Exercise aim:
Return the material word for word. Do not include the pictures.

Information shown:
===

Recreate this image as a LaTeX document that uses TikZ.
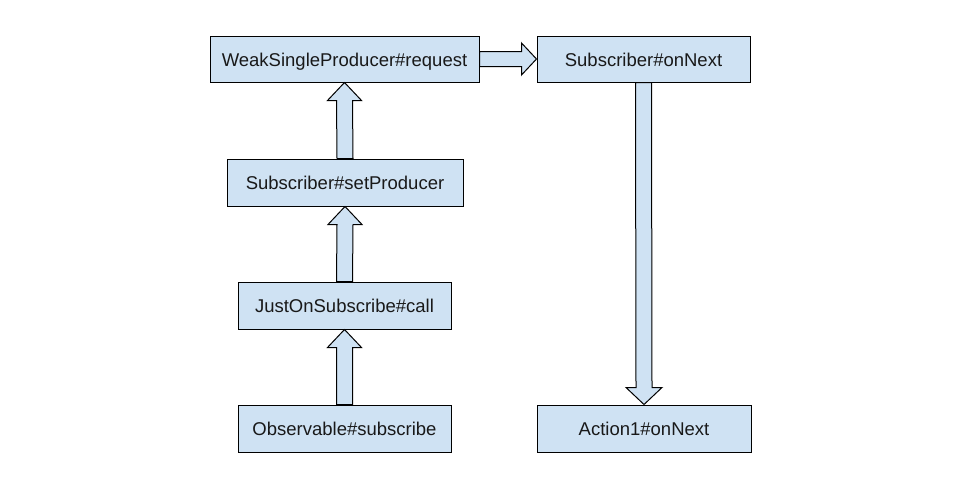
\documentclass[tikz,border=0pt]{standalone}
\usepackage{fontspec}
\setmainfont{Liberation Sans}
\usetikzlibrary{calc}
\definecolor{boxfill}{HTML}{CFE2F3}
\tikzset{
  box/.style={draw=black, fill=boxfill, line width=1pt, inner sep=0pt, align=center,
    text height=16.2pt, text depth=2pt,
    font=\fontsize{18.5}{22}\selectfont, text=black!90},
  blockarrow/.style={draw=black, fill=boxfill, line width=1pt, line join=miter}
}
\begin{document}
\begin{tikzpicture}[x=1pt,y=1pt]
\useasboundingbox (0,0) rectangle (960,-498);
\node[box, minimum width=269pt, minimum height=46pt] (b1) at (344.5,-59) {WeakSingleProducer\#request};
\node[box, minimum width=213pt, minimum height=46pt] (b2) at (643.5,-59) {Subscriber\#onNext};
\node[box, minimum width=236pt, minimum height=47pt] (b3) at (345,-182.5) {Subscriber\#setProducer};
\node[box, minimum width=213pt, minimum height=47pt] (b4) at (344.5,-305.5) {JustOnSubscribe\#call};
\node[box, minimum width=213pt, minimum height=47pt] (b5) at (344.5,-428.5) {Observable\#subscribe};
\node[box, minimum width=214pt, minimum height=47pt] (b6) at (644,-428.5) {Action1\#onNext};
% up arrows
\foreach \a/\b in {b5/b4, b4/b3, b3/b1}{
  \draw[blockarrow] ($(\a.north)+(-8,0)$) -- ($(\b.south)+(-8,-18)$) -- ($(\b.south)+(-17,-18)$)
    -- (\b.south) -- ($(\b.south)+(17,-18)$) -- ($(\b.south)+(8,-18)$) -- ($(\a.north)+(8,0)$) -- cycle;
}
% right arrow
\draw[blockarrow] ($(b1.east)+(0,7.5)$) -- ($(b2.west)+(-15,7.5)$) -- ($(b2.west)+(-15,16)$)
  -- (b2.west) -- ($(b2.west)+(-15,-16)$) -- ($(b2.west)+(-15,-7.5)$) -- ($(b1.east)+(0,-7.5)$) -- cycle;
% down arrow
\draw[blockarrow] ($(b2.south)+(-8,0)$) -- ($(b6.north)+(-8,17)$) -- ($(b6.north)+(-18,17)$)
  -- (b6.north) -- ($(b6.north)+(18,17)$) -- ($(b6.north)+(8,17)$) -- ($(b2.south)+(8,0)$) -- cycle;
\end{tikzpicture}
\end{document}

===

Output for this task:
Recreate this image as a LaTeX document that uses TikZ.
\documentclass[tikz,border=0pt]{standalone}
\usepackage{fontspec}
\setmainfont{Liberation Sans}
\usetikzlibrary{calc}
\definecolor{boxfill}{HTML}{CFE2F3}
\tikzset{
  box/.style={draw=black, fill=boxfill, line width=1pt, inner sep=0pt, align=center,
    text height=16.2pt, text depth=2pt,
    font=\fontsize{18.5}{22}\selectfont, text=black!90},
  blockarrow/.style={draw=black, fill=boxfill, line width=1pt, line join=miter}
}
\begin{document}
\begin{tikzpicture}[x=1pt,y=1pt]
\useasboundingbox (0,0) rectangle (960,-498);
\node[box, minimum width=269pt, minimum height=46pt] (b1) at (344.5,-59) {WeakSingleProducer\#request};
\node[box, minimum width=213pt, minimum height=46pt] (b2) at (643.5,-59) {Subscriber\#onNext};
\node[box, minimum width=236pt, minimum height=47pt] (b3) at (345,-182.5) {Subscriber\#setProducer};
\node[box, minimum width=213pt, minimum height=47pt] (b4) at (344.5,-305.5) {JustOnSubscribe\#call};
\node[box, minimum width=213pt, minimum height=47pt] (b5) at (344.5,-428.5) {Observable\#subscribe};
\node[box, minimum width=214pt, minimum height=47pt] (b6) at (644,-428.5) {Action1\#onNext};
% up arrows
\foreach \a/\b in {b5/b4, b4/b3, b3/b1}{
  \draw[blockarrow] ($(\a.north)+(-8,0)$) -- ($(\b.south)+(-8,-18)$) -- ($(\b.south)+(-17,-18)$)
    -- (\b.south) -- ($(\b.south)+(17,-18)$) -- ($(\b.south)+(8,-18)$) -- ($(\a.north)+(8,0)$) -- cycle;
}
% right arrow
\draw[blockarrow] ($(b1.east)+(0,7.5)$) -- ($(b2.west)+(-15,7.5)$) -- ($(b2.west)+(-15,16)$)
  -- (b2.west) -- ($(b2.west)+(-15,-16)$) -- ($(b2.west)+(-15,-7.5)$) -- ($(b1.east)+(0,-7.5)$) -- cycle;
% down arrow
\draw[blockarrow] ($(b2.south)+(-8,0)$) -- ($(b6.north)+(-8,17)$) -- ($(b6.north)+(-18,17)$)
  -- (b6.north) -- ($(b6.north)+(18,17)$) -- ($(b6.north)+(8,17)$) -- ($(b2.south)+(8,0)$) -- cycle;
\end{tikzpicture}
\end{document}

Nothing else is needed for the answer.